Alternatively, if there is an incident, I might decide to divert traffic to a different region or an upstream service may decide to use a fallback instead of calling Foo. Perhaps, even users, seeing that Foo isn't working, will go outside and enjoy fresh air. This could affect the total amount of traffic going to Foo, which will make Foo, temporarily, a "low traffic" service. When traffic is low, luck has a big impact on the 5 minute burn rate. If the target for Foo is 99.99% and traffic has been reduced to 1 request per second, then a single failed request causes the 5 minute burn rate to jump to 33. If the 1 hour burn rate is 20, then we would expect a failed request every 8 minutes ish. Just enough to have the MWMB alert flap between alerting and resolved for every individual failed request!
These types of scenarios might not be common, but they are certainly not rare. If you are on-boarding a large number of teams onto SLOs and SLO based alerts, then it wont take long before you start seeing cases similar to what I outlined above. If it happens too often, then your colleagues wont see the benefits of SLO based alerts and their motivation to implement what you ask of them will evaporate.
The Solution
It might seem like it's impossible to satisfy all four goals of precision, recall, detection time and reset time. Even Google's fanciest methods struggle under non-ideal conditions. As we've seen, all the goals compete with each other. Which then raises the question: if we can't achieve all the goals, which goals are the least important? To me, reset time stands out. In fact, the tooling I use has always allowed me to manually resolve an alert if I was sure the issue was fixed. This makes quick alert resolution a "nice to have" rather than an absolute nessecity.

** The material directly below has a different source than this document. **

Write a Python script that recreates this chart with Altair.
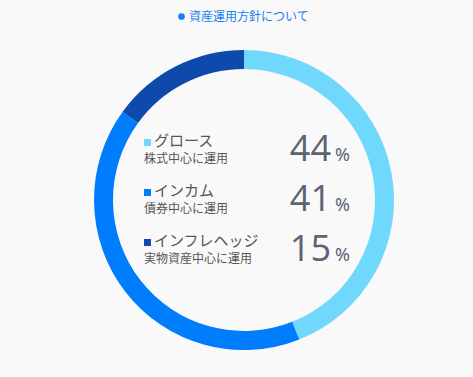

So if we drop reset time as a goal, where does that take us? Luckily, Google (again) has the answers: multi burn rate alerts (MB). Here there is no short and long window, just one window per burn rate. These have similar same theoretical properties to their multi window evolutions: e.g. detection time and recall are the same. But they have the advantage of being conceptually simpler. Critically, because the shortest sliding window is now 1h instead of 5 minutes, the SLO alert is also more stable and can tolerate lower traffic and erratic incidents without flapping, which improves precision. This doesn't mean that flapping is now impossible, but the original narrative of an alert corresponding to a fixed loss of budget is now much closer to being true.
So unless you really need short reset times for your SLO alerts, ditch the complexity! Keep it simple, just use multi burn rate alerts.
Appendix: What is sufficent traffic?
Terms like "low traffic" or "sufficient traffic" are thrown around without much explanation. The more traffic you have, the better all these alerting methods behave, because each sliding window will have more data points in it. This makes the individual effect of each request smaller, so you are less sensitive to outliers or just bad luck. But how much traffic should you have?
Of course, this is somewhat subjective because it depends on how much you care about false positives caused by low traffic. But if you just want to rough number to start with, here is my recommendation for both alerting methods.
| SLO Target | Min. Throughput for MWMB Alerting | Min. Throughput for MB Alerting |
|---|---|---|
| 99% | 0.3 req/s | 0.03 req/s |
| 99.9% | 3 req/s | 0.3 req/s |
| 99.99% | 30 req/s | 3 req/s |
| 99.999% | 300 req/s | 30 req/s |
These numbers were chosen so that the variance of the shortest sliding window used in each alerting method stays close to 1. This assumes that requests can be treated as i.i.d. Bernoulli trials with success probability equal to the SLO target. The exact numbers are just for reference, the important point to remember is that traffic needs to grow 10x for each additional 9 to keep the same variance.